* Directions *
Please transcribe the data that follows without the pictures, keeping every word the same.

* Material provided *
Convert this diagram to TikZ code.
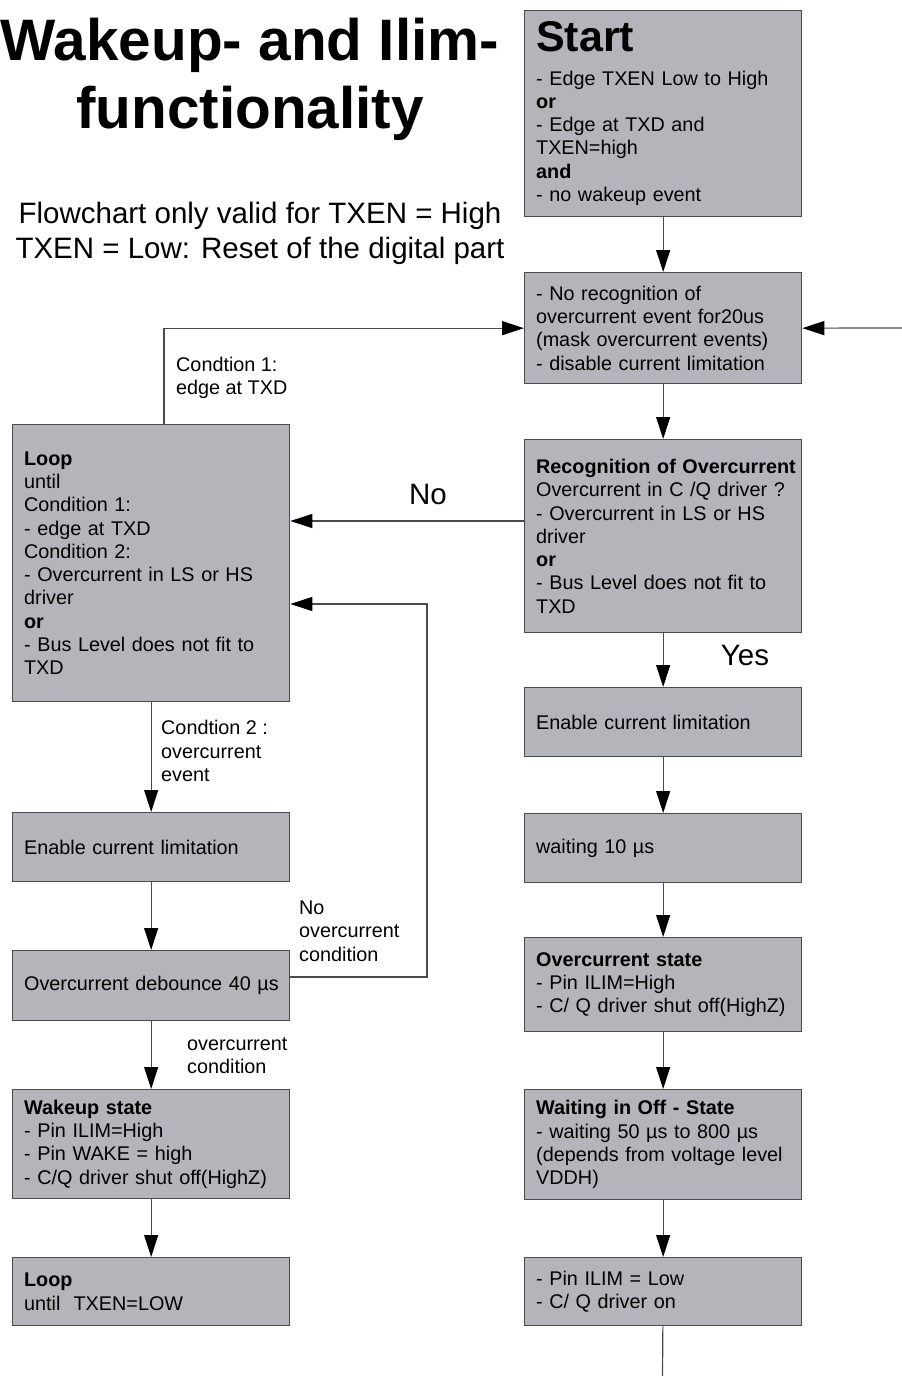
\documentclass[tikz,border=0pt]{standalone}
\usepackage{fontspec}
\setmainfont{Liberation Sans}
\usetikzlibrary{arrows.meta}
\usetikzlibrary{calc}

\definecolor{boxgray}{RGB}{180,181,186}
\definecolor{linegray}{RGB}{75,75,75}

\newcommand{\boxfont}{\fontsize{19.8}{23.3}\selectfont}
\newcommand{\bigfont}{\fontsize{29.5}{35}\selectfont}
\newcommand{\titlefont}{\fontsize{58.5}{68}\selectfont\bfseries}
\newcommand{\startfont}{\fontsize{43}{46}\selectfont\bfseries}

\begin{document}
\begin{tikzpicture}[x=1pt,y=-1pt,blk/.style={draw=linegray, fill=boxgray, line width=1.3pt, anchor=north west, align=left, text width=254pt, inner xsep=11.5pt, inner ysep=0pt, font=\boxfont}]
    \tikzset{flow/.style={draw=linegray, line width=1.2pt, -{Triangle[length=22pt, width=14pt, black]}}}
    \tikzset{wire/.style={draw=linegray, line width=1.2pt}}
    \tikzset{lbl/.style={anchor=west, align=left, inner sep=0pt, font=\boxfont}}
    \tikzset{big/.style={inner sep=0pt, font=\bigfont}}
    \useasboundingbox (0,0) rectangle (902,1376);

    % heading
    \node[font=\titlefont, align=center] (title) at (250,79) {Wakeup- and Ilim-\\functionality};
    \node[font=\bigfont, align=center] (note) at (260,233) {Flowchart only valid for TXEN = High\\TXEN = Low: Reset of the digital part};

    % right column
    \node[blk, minimum height=206pt] (start) at (524,10) {{\startfont Start}\\[10pt]- Edge TXEN Low to High\\\textbf{or}\\- Edge at TXD and\\TXEN=high\\\textbf{and}\\- no wakeup event};
    \node[blk, minimum height=111pt] (norec) at (524,272) {- No recognition of\\overcurrent event for20us\\(mask overcurrent events)\\- disable current limitation};
    \node[blk, minimum height=193pt] (recog) at (524,439) {\textbf{\mbox{Recognition of Overcurrent}}\\Overcurrent in C /Q driver ?\\- Overcurrent in LS or HS\\driver\\\textbf{or}\\- Bus Level does not fit to\\TXD};
    \node[blk, minimum height=69pt] (enR) at (524,687) {Enable current limitation};
    \node[blk, minimum height=69pt] (wait) at (524,813) {waiting 10 µs};
    \node[blk, minimum height=94pt] (ocstate) at (524,937) {\textbf{Overcurrent state}\\- Pin ILIM=High\\- C/ Q driver shut off(HighZ)};
    \node[blk, minimum height=110pt] (offstate) at (524,1089) {\textbf{Waiting in Off - State}\\- waiting 50 µs to 800 µs\\(depends from voltage level\\VDDH)};
    \node[blk, minimum height=68pt] (pinlow) at (524,1257) {- Pin ILIM = Low\\- C/ Q driver on};

    % left column
    \node[blk, minimum height=277pt] (loopA) at (12,424) {\textbf{Loop}\\until\\Condition 1:\\- edge at TXD\\Condition 2:\\- Overcurrent in LS or HS\\driver\\\textbf{or}\\- Bus Level does not fit to\\TXD};
    \node[blk, minimum height=69pt] (enL) at (12,812) {Enable current limitation};
    \node[blk, minimum height=70pt] (deb) at (12,950) {\mbox{Overcurrent debounce 40 µs}};
    \node[blk, minimum height=109pt] (wake) at (12,1089) {\textbf{Wakeup state}\\- Pin ILIM=High\\- Pin WAKE = high\\- C/Q driver shut off(HighZ)};
    \node[blk, minimum height=68pt] (loopB) at (12,1257) {\textbf{Loop}\\until\ \ TXEN=LOW};

    \coordinate (back) at (902,328);
    \coordinate (down) at (662.5,1376);
    \coordinate (c1) at (164,424);
    \coordinate (ret) at (427,604);

    \draw[flow] (start) -- (norec);
    \draw[flow] (back) -- (norec.east);
    \draw[flow] (norec) -- (recog);
    \draw[flow] (recog) -- (enR);
    \draw[flow] (enR) -- (wait);
    \draw[flow] (wait) -- (ocstate);
    \draw[flow] (ocstate) -- (offstate);
    \draw[flow] (offstate) -- (pinlow);
    \draw[wire] (pinlow) -- (down);

    \draw[flow] (recog.west |- 0,521) -- (loopA.east |- 0,521);
    \draw[flow] (c1) |- (norec.west);
    \draw[flow] (loopA) -- (enL);
    \draw[flow] (enL) -- (deb);
    \draw[flow] (deb.east |- 0,977) -| (ret) -- (loopA.east |- ret);
    \draw[flow] (deb) -- (wake);
    \draw[flow] (wake) -- (loopB);

    % labels
    \node[big] (no) at (428,494) {No};
    \node[big] (yes) at (745,655) {Yes};
    \node[lbl] (cond1) at (176,378) {Condtion 1:\\edge at TXD};
    \node[lbl] (cond2) at (161,751) {Condtion 2 :\\overcurrent\\event};
    \node[lbl] (nooc) at (299,931) {No\\overcurrent\\condition};
    \node[lbl] (oc) at (187,1056) {overcurrent\\condition};
\end{tikzpicture}
\end{document}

* Solution to the exercise *
Convert this diagram to TikZ code.
\documentclass[tikz,border=0pt]{standalone}
\usepackage{fontspec}
\setmainfont{Liberation Sans}
\usetikzlibrary{arrows.meta}
\usetikzlibrary{calc}

\definecolor{boxgray}{RGB}{180,181,186}
\definecolor{linegray}{RGB}{75,75,75}

\newcommand{\boxfont}{\fontsize{19.8}{23.3}\selectfont}
\newcommand{\bigfont}{\fontsize{29.5}{35}\selectfont}
\newcommand{\titlefont}{\fontsize{58.5}{68}\selectfont\bfseries}
\newcommand{\startfont}{\fontsize{43}{46}\selectfont\bfseries}

\begin{document}
\begin{tikzpicture}[x=1pt,y=-1pt,blk/.style={draw=linegray, fill=boxgray, line width=1.3pt, anchor=north west, align=left, text width=254pt, inner xsep=11.5pt, inner ysep=0pt, font=\boxfont}]
    \tikzset{flow/.style={draw=linegray, line width=1.2pt, -{Triangle[length=22pt, width=14pt, black]}}}
    \tikzset{wire/.style={draw=linegray, line width=1.2pt}}
    \tikzset{lbl/.style={anchor=west, align=left, inner sep=0pt, font=\boxfont}}
    \tikzset{big/.style={inner sep=0pt, font=\bigfont}}
    \useasboundingbox (0,0) rectangle (902,1376);

    % heading
    \node[font=\titlefont, align=center] (title) at (250,79) {Wakeup- and Ilim-\\functionality};
    \node[font=\bigfont, align=center] (note) at (260,233) {Flowchart only valid for TXEN = High\\TXEN = Low: Reset of the digital part};

    % right column
    \node[blk, minimum height=206pt] (start) at (524,10) {{\startfont Start}\\[10pt]- Edge TXEN Low to High\\\textbf{or}\\- Edge at TXD and\\TXEN=high\\\textbf{and}\\- no wakeup event};
    \node[blk, minimum height=111pt] (norec) at (524,272) {- No recognition of\\overcurrent event for20us\\(mask overcurrent events)\\- disable current limitation};
    \node[blk, minimum height=193pt] (recog) at (524,439) {\textbf{\mbox{Recognition of Overcurrent}}\\Overcurrent in C /Q driver ?\\- Overcurrent in LS or HS\\driver\\\textbf{or}\\- Bus Level does not fit to\\TXD};
    \node[blk, minimum height=69pt] (enR) at (524,687) {Enable current limitation};
    \node[blk, minimum height=69pt] (wait) at (524,813) {waiting 10 µs};
    \node[blk, minimum height=94pt] (ocstate) at (524,937) {\textbf{Overcurrent state}\\- Pin ILIM=High\\- C/ Q driver shut off(HighZ)};
    \node[blk, minimum height=110pt] (offstate) at (524,1089) {\textbf{Waiting in Off - State}\\- waiting 50 µs to 800 µs\\(depends from voltage level\\VDDH)};
    \node[blk, minimum height=68pt] (pinlow) at (524,1257) {- Pin ILIM = Low\\- C/ Q driver on};

    % left column
    \node[blk, minimum height=277pt] (loopA) at (12,424) {\textbf{Loop}\\until\\Condition 1:\\- edge at TXD\\Condition 2:\\- Overcurrent in LS or HS\\driver\\\textbf{or}\\- Bus Level does not fit to\\TXD};
    \node[blk, minimum height=69pt] (enL) at (12,812) {Enable current limitation};
    \node[blk, minimum height=70pt] (deb) at (12,950) {\mbox{Overcurrent debounce 40 µs}};
    \node[blk, minimum height=109pt] (wake) at (12,1089) {\textbf{Wakeup state}\\- Pin ILIM=High\\- Pin WAKE = high\\- C/Q driver shut off(HighZ)};
    \node[blk, minimum height=68pt] (loopB) at (12,1257) {\textbf{Loop}\\until\ \ TXEN=LOW};

    \coordinate (back) at (902,328);
    \coordinate (down) at (662.5,1376);
    \coordinate (c1) at (164,424);
    \coordinate (ret) at (427,604);

    \draw[flow] (start) -- (norec);
    \draw[flow] (back) -- (norec.east);
    \draw[flow] (norec) -- (recog);
    \draw[flow] (recog) -- (enR);
    \draw[flow] (enR) -- (wait);
    \draw[flow] (wait) -- (ocstate);
    \draw[flow] (ocstate) -- (offstate);
    \draw[flow] (offstate) -- (pinlow);
    \draw[wire] (pinlow) -- (down);

    \draw[flow] (recog.west |- 0,521) -- (loopA.east |- 0,521);
    \draw[flow] (c1) |- (norec.west);
    \draw[flow] (loopA) -- (enL);
    \draw[flow] (enL) -- (deb);
    \draw[flow] (deb.east |- 0,977) -| (ret) -- (loopA.east |- ret);
    \draw[flow] (deb) -- (wake);
    \draw[flow] (wake) -- (loopB);

    % labels
    \node[big] (no) at (428,494) {No};
    \node[big] (yes) at (745,655) {Yes};
    \node[lbl] (cond1) at (176,378) {Condtion 1:\\edge at TXD};
    \node[lbl] (cond2) at (161,751) {Condtion 2 :\\overcurrent\\event};
    \node[lbl] (nooc) at (299,931) {No\\overcurrent\\condition};
    \node[lbl] (oc) at (187,1056) {overcurrent\\condition};
\end{tikzpicture}
\end{document}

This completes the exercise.